Tristan, thanks for pointing out the fix for the problem from the master branch. Alexandru, I agree with Tristan, that commit needs to be back-ported.
Created attachment 268307 [details] [review] Patch pointed by Tristan ported to openismus-work-3-8 branch
I have attached a patch that contains the changes done by Tristan ported to the openismus-3-8 branch. I did not reproduce the crash with this patch.
So, is this patch fine? As I said, on my side I was unable to reproduce the crash.
(In reply to comment #7) > So, is this patch fine? As I said, on my side I was unable to reproduce the > crash. Looks all around good to me - you seem to have caught the ref-counting issue with e_book_backend_set_locale() which I fixed in a subsequent patch, I was a bit worried you might miss that one. There is one ref-counting bug in your patch: +gboolean +e_data_book_set_locale (EDataBook *book, + const gchar *locale, + GCancellable *cancellable, + GError **error) +{ + EBookBackend *backend; + gboolean success; + + g_return_val_if_fail (E_IS_DATA_BOOK (book), FALSE); + + backend = e_data_book_get_backend (book); + success = e_book_backend_set_locale (backend, + locale, + cancellable, + error); + + if (success) + e_dbus_address_book_set_locale (book->priv->dbus_interface, locale); + + g_object_unref (backend); + + return success; +} In the master version we use e_data_book_ref_backend() (which doesnt exist in the 3.8 branch) - since you are using e_data_book_get_backend() you must not unref the backend (this will surely lead to crashes).

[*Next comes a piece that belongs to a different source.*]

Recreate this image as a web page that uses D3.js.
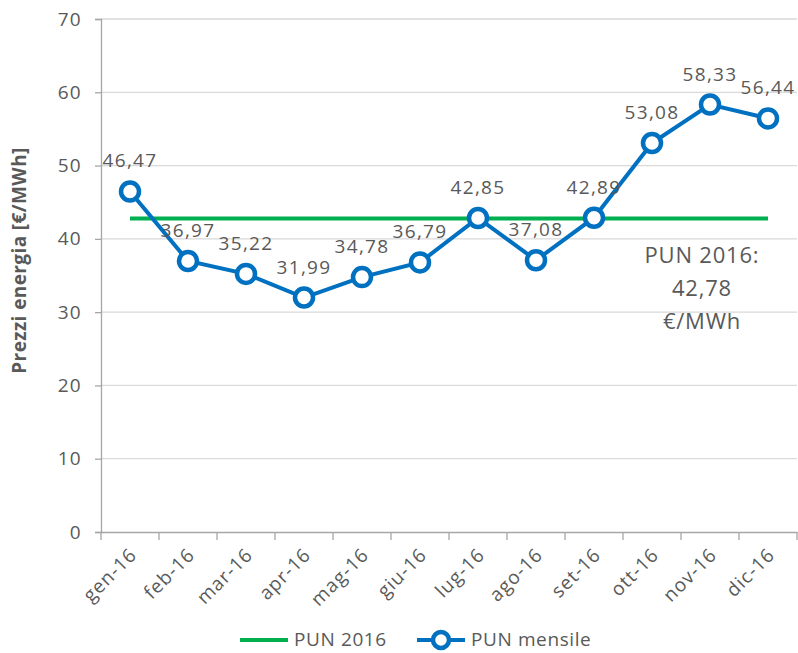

When updatng the patch, please include a commit message. The message should reference this bug and the commits from the master branch which were cherry-picked. Something like this: addressbook: fix localed race condition <problem description here> (cherry picked from commit Fixes BGO #723276
Created attachment 268920 [details] [review] Patch pointed by Tristan ported to openismus-work-3-8 branch Thanks for the observations, I have updated the patch accordingly
I tested the updated patch with testLocalePhone, without running into the issue I had earlier. I pushed the patch to openismus-work-3-9. => resolved. Thanks everyone.